Desde hace unos años Venecia, ciudad milenaria del mar Adriático con un riquísimo patrimonio arquitectónico y cultural, es víctima de una implosión demográfica causada por su principal fuente de ingresos: el turismo.
Atrás quedaron los tiempos felices, como en la segunda mitad del siglo XX, en que los venecianos celebraban la explosión del turismo internacional que entonces les permitió emerger de una profunda depresión económica.
Ahora para los locales se hace insostenible vivir en la ciudad de los canales debido a los altos precios y las intensas aglomeraciones que provocan los cerca de 70 mil visitantes que la llenan cada día.
En Venecia, donde menos del cincuenta por ciento de los forasteros pernocta (en gran medida por la proliferación de cruceros) es impresionante el contraste del casco histórico en la apacible y casi desierta noche, y en medio del ajetreo y la muchedumbre durante el día.
Es casi imposible andar por lugares como el popular puente Rialto, que se yergue sobre el Gran Canal, y por cuyas aguas se entrecruzan como en una autopista en hora pico las tradicionales góndolas, las lanchas taxi, los vaporetos (el transporte colectivo) y las embarcaciones dedicadas a transportar mercancías o recolectar los desechos.
Para tratar de contener la avalancha de los treinta millones de turistas que visitan cada año la ciudad y tras las advertencias de la Unesco de eliminar a la urbe de la lista de ciudades patrimonio de la humanidad, funcionarios locales anunciaron en 2018 una serie de planes.

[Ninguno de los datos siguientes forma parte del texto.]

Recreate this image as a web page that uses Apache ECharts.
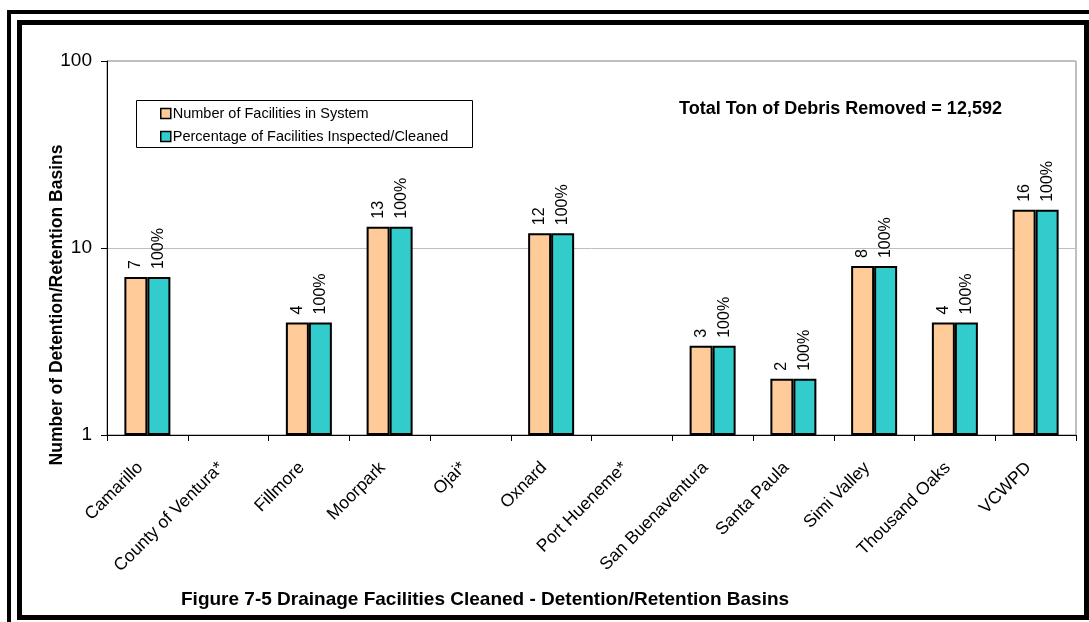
<!DOCTYPE html>
<html>
<head>
<meta charset="utf-8">
<script src="https://cdn.jsdelivr.net/npm/echarts@6/dist/echarts.min.js"></script>
<style>
  html, body { margin: 0; padding: 0; background: #fff; }
  #chart { width: 1089px; height: 622px; }
</style>
</head>
<body>
<div id="chart"></div>
<script>
// Detention/retention basins by agency
const categories = ['Camarillo', 'County of Ventura*', 'Fillmore', 'Moorpark', 'Ojai*', 'Oxnard',
  'Port Hueneme*', 'San Buenaventura', 'Santa Paula', 'Simi Valley', 'Thousand Oaks', 'VCWPD'];
const facilityCounts = [7, null, 4, 13, null, 12, null, 3, 2, 8, 4, 16];
const percentCleaned = [100, null, 100, 100, null, 100, null, 100, 100, 100, 100, 100];
const yTickValues = [1, 10, 100];
const seriesNames = ['Number of Facilities in System', 'Percentage of Facilities Inspected/Cleaned'];
const totalDebrisText = 'Total Ton of Debris Removed = 12,592';
const figureCaption = 'Figure 7-5 Drainage Facilities Cleaned - Detention/Retention Basins';
const yAxisTitle = 'Number of Detention/Retention Basins';

// facilities inspected = facilities in system x percentage
const inspectedCounts = facilityCounts.map((n, i) => (n == null ? null : n * percentCleaned[i] / 100));

const FONT = "'Liberation Sans', Arial, sans-serif";

const chart = echarts.init(document.getElementById('chart'), null, { renderer: 'canvas' });

const barLabel = {
  show: true,
  position: 'top',
  rotate: 90,
  align: 'left',
  verticalAlign: 'middle',
  distance: 8,
  fontFamily: FONT,
  fontSize: 16,
  color: '#000'
};

chart.setOption({
  animation: false,
  backgroundColor: '#fff',
  grid: {
    left: 107, right: 13, top: 61, bottom: 187,
    show: true, borderColor: '#808080', borderWidth: 1, backgroundColor: 'transparent'
  },
  legend: {
    orient: 'vertical',
    left: 155, top: 101,
    itemWidth: 10, itemHeight: 10, itemGap: 8,
    icon: 'rect',
    itemStyle: { borderColor: '#000', borderWidth: 1.5 },
    textStyle: { fontFamily: FONT, fontSize: 14.5, color: '#000', padding: [0, 0, 0, -3], lineHeight: 14 },
    data: seriesNames
  },
  xAxis: {
    type: 'category',
    data: categories,
    boundaryGap: true,
    axisLine: { lineStyle: { color: '#000', width: 1 } },
    axisTick: { show: true, length: 6, lineStyle: { color: '#000' } },
    axisLabel: {
      rotate: 45, margin: 23, interval: 0,
      padding: [0, 10, 0, 0],
      fontFamily: FONT, fontSize: 17.5, color: '#000'
    },
    splitLine: { show: false }
  },
  yAxis: {
    type: 'log',
    logBase: 10,
    min: yTickValues[0],
    max: yTickValues[yTickValues.length - 1],
    axisLine: { show: true, lineStyle: { color: '#000', width: 1 } },
    axisTick: { show: true, length: 6, lineStyle: { color: '#000' } },
    axisLabel: { margin: 15, fontFamily: FONT, fontSize: 19, color: '#000' },
    splitLine: { show: true, lineStyle: { color: '#BFBFBF', width: 1 } },
    minorTick: { show: false }
  },
  series: [
    {
      name: seriesNames[0],
      type: 'bar',
      data: facilityCounts,
      barWidth: 23,
      barGap: '0%',
      itemStyle: { color: '#FFCC99', borderColor: '#000', borderWidth: 2 },
      label: Object.assign({}, barLabel, { formatter: p => String(p.value) })
    },
    {
      name: seriesNames[1],
      type: 'bar',
      data: inspectedCounts,
      barWidth: 23,
      itemStyle: { color: '#33CCCC', borderColor: '#000', borderWidth: 2 },
      label: Object.assign({}, barLabel, { formatter: p => percentCleaned[p.dataIndex] + '%' })
    }
  ],
  graphic: [
    // double frame around the figure
    { type: 'rect', shape: { x: 7, y: 10, width: 1082, height: 4 }, style: { fill: '#000' }, silent: true },
    { type: 'rect', shape: { x: 7, y: 10, width: 4, height: 612 }, style: { fill: '#000' }, silent: true },
    { type: 'rect', shape: { x: 19.5, y: 22.5, width: 1067, height: 595 },
      style: { fill: 'none', stroke: '#000', lineWidth: 5 }, silent: true },
    // legend box
    { type: 'rect', shape: { x: 136.5, y: 100.5, width: 336, height: 47 },
      style: { fill: 'none', stroke: '#000', lineWidth: 1 }, silent: true, z: 10 },
    { type: 'text', left: 679, top: 100,
      style: { text: totalDebrisText, font: "bold 18px " + FONT, fill: '#000' } },
    { type: 'text', left: 181, top: 590,
      style: { text: figureCaption, font: "bold 19px " + FONT, fill: '#000' } },
    { type: 'text', x: 57, y: 305, rotation: Math.PI / 2,
      style: { text: yAxisTitle, font: "bold 17.5px " + FONT, fill: '#000', align: 'center', verticalAlign: 'middle' } }
  ]
});
</script>
</body>
</html>
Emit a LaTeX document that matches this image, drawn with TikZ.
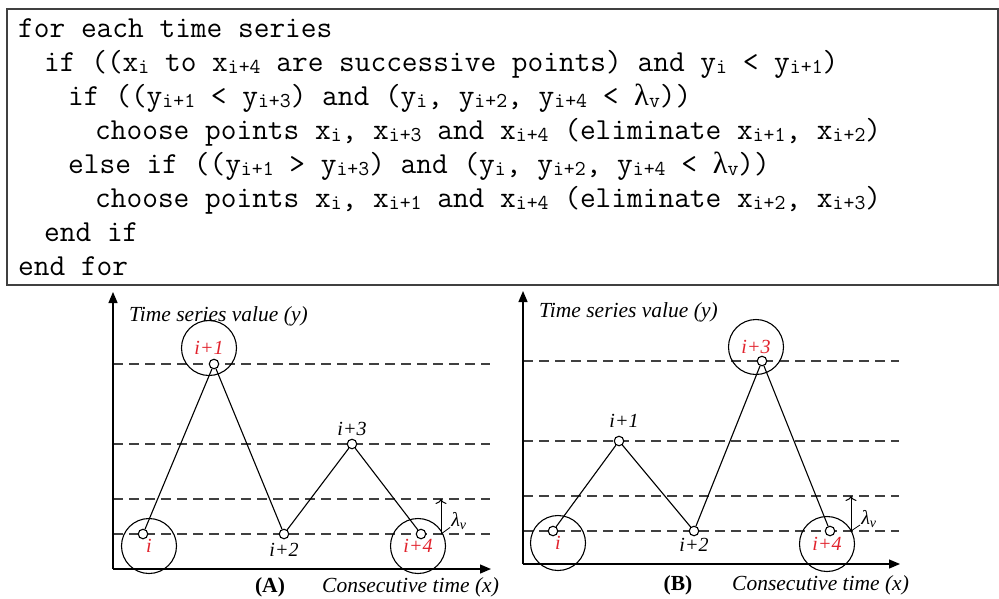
\documentclass[tikz,border=0pt]{standalone}
\usepackage{fontspec}
\setmainfont{Liberation Serif}
\newfontfamily\grkfont{Liberation Serif}
\usepackage{tikz}
\usetikzlibrary{arrows.meta,positioning}

\definecolor{ptred}{RGB}{225,35,45}
\newcommand{\sbs}[1]{\raisebox{-2pt}{\fontsize{21.2}{21.2}\selectfont #1}}
\newcommand{\lam}{{\grkfont λ}}

\begin{document}
\begin{tikzpicture}[x=1pt, y=-1pt,
  code/.style={anchor=base west, inner sep=0, font=\ttfamily\fontsize{30.5}{34}\selectfont\frenchspacing},
  codebox/.style={draw=black!75, line width=1.4pt},
  level/.style={draw=black!75, line width=1.4pt, dash pattern=on 10pt off 6pt},
  axis/.style={-{Triangle[length=11pt,width=9pt]}, line width=1.3pt},
  link/.style={line width=1.1pt},
  pt/.style={circle, draw, line width=1.1pt, fill=white, inner sep=0, minimum size=9.5pt},
  ring/.style={circle, draw, line width=1.1pt, inner sep=0, minimum size=55pt, text=ptred,
               font=\fontsize{20}{22}\selectfont\itshape},
  lab/.style={inner sep=1pt, font=\fontsize{20}{22}\selectfont\itshape},
  axtxt/.style={anchor=west, inner sep=0, font=\fontsize{21.5}{24}\selectfont\itshape},
  captxt/.style={inner sep=0, font=\fontsize{21.5}{24}\selectfont\bfseries},
  gap/.style={-{To[length=5pt,width=11pt]}, line width=1pt}
]
  \useasboundingbox (0,0) rectangle (999,598);

  % pseudo code
  \draw[codebox] (7,9) rectangle (998,285);
  \node[code] (c1) at (18,37)  {for each time series};
  \node[code] (c2) at (44,71)  {if ((x\sbs{i} to x\sbs{i+4} are successive points) and y\sbs{i} < y\sbs{i+1})};
  \node[code] (c3) at (68,105) {if ((y\sbs{i+1} < y\sbs{i+3}) and (y\sbs{i}, y\sbs{i+2}, y\sbs{i+4} < \lam\sbs{v}))};
  \node[code] (c4) at (95,139) {choose points x\sbs{i}, x\sbs{i+3} and x\sbs{i+4} (eliminate x\sbs{i+1}, x\sbs{i+2})};
  \node[code] (c5) at (68,173) {else if ((y\sbs{i+1} > y\sbs{i+3}) and (y\sbs{i}, y\sbs{i+2}, y\sbs{i+4} < \lam\sbs{v}))};
  \node[code] (c6) at (95,207) {choose points x\sbs{i}, x\sbs{i+1} and x\sbs{i+4} (eliminate x\sbs{i+2}, x\sbs{i+3})};
  \node[code] (c7) at (44,241) {end if};
  \node[code] (c8) at (18,275) {end for};

  % panel (A)
  \coordinate (oA) at (113,569);
  \coordinate (yA) at (113,292);
  \coordinate (xA) at (491,569);
  \foreach \h in {364,444,499,534}
    \draw[level] (113,\h) -- (490,\h);
  \draw[axis] (oA) -- (yA);
  \draw[axis] (oA) -- (xA);
  \node[ring] (rA0) at (149,546) {i};
  \node[ring] (rA1) at (209,348) {i+1};
  \node[ring] (rA4) at (418,546) {i+4};
  \node[pt] (a0) at (143,534) {};
  \node[pt] (a1) at (214,364) {};
  \node[pt] (a2) at (284,534) {};
  \node[pt] (a3) at (352,444) {};
  \node[pt] (a4) at (421,534) {};
  \draw[link] (a0) -- (a1) -- (a2) -- (a3) -- (a4);
  \node[lab, below=3pt of a2] (tA2) {i+2};
  \node[lab, above=2pt of a3] (tA3) {i+3};
  \coordinate (vA0) at (441,534);
  \coordinate (vA1) at (441,499);
  \draw[gap] (vA0) -- (vA1);
  \node[lab] (lamA) at (459,521) {λ\textsubscript{v}};
  \draw[line width=0.8pt] (vA0) -- (lamA);
  \node[axtxt] (tyA) at (129,316) {Time series value (y)};
  \node[axtxt] (txA) at (322,587) {Consecutive time (x)};
  \node[captxt] (capA) at (270,587) {(A)};

  % panel (B)
  \coordinate (oB) at (523,564);
  \coordinate (yB) at (523,291);
  \coordinate (xB) at (900,564);
  \foreach \h in {361,441,496,531}
    \draw[level] (523,\h) -- (899,\h);
  \draw[axis] (oB) -- (yB);
  \draw[axis] (oB) -- (xB);
  \node[ring] (rB0) at (558,543) {i};
  \node[ring] (rB3) at (756,347) {i+3};
  \node[ring] (rB4) at (827,544) {i+4};
  \node[pt] (b0) at (553,531) {};
  \node[pt] (b1) at (619,441) {};
  \node[pt] (b2) at (694,531) {};
  \node[pt] (b3) at (762,361) {};
  \node[pt] (b4) at (830,531) {};
  \draw[link] (b0) -- (b1) -- (b2) -- (b3) -- (b4);
  \node[lab, above=7pt of b1, xshift=5pt] (tB1) {i+1};
  \node[lab, below=1pt of b2] (tB2) {i+2};
  \coordinate (vB0) at (851,531);
  \coordinate (vB1) at (851,496);
  \draw[gap] (vB0) -- (vB1);
  \node[lab] (lamB) at (869,519) {λ\textsubscript{v}};
  \draw[line width=0.8pt] (vB0) -- (lamB);
  \node[axtxt] (tyB) at (539,312) {Time series value (y)};
  \node[axtxt] (txB) at (732,585) {Consecutive time (x)};
  \node[captxt] (capB) at (678,585) {(B)};
\end{tikzpicture}
\end{document}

Entre ellos, cobrar un peaje de 10 euros (unos 11 dólares) a los turistas que llegan a pasar el día y restringir la cantidad de personas en ciertos lugares del casco histórico .
Sin embargo, aún en medio del caos, son visibles los encantos singulares de Venecia. No pierde su lugar preponderante en el imaginario romántico. Ese mismo embrujo que llevó al cantante francés Charles Aznavour a escribir y e interpretar: “Qué profunda emoción / Recordar el ayer / Cuando todo en Venecia / Me hablaba de amor”.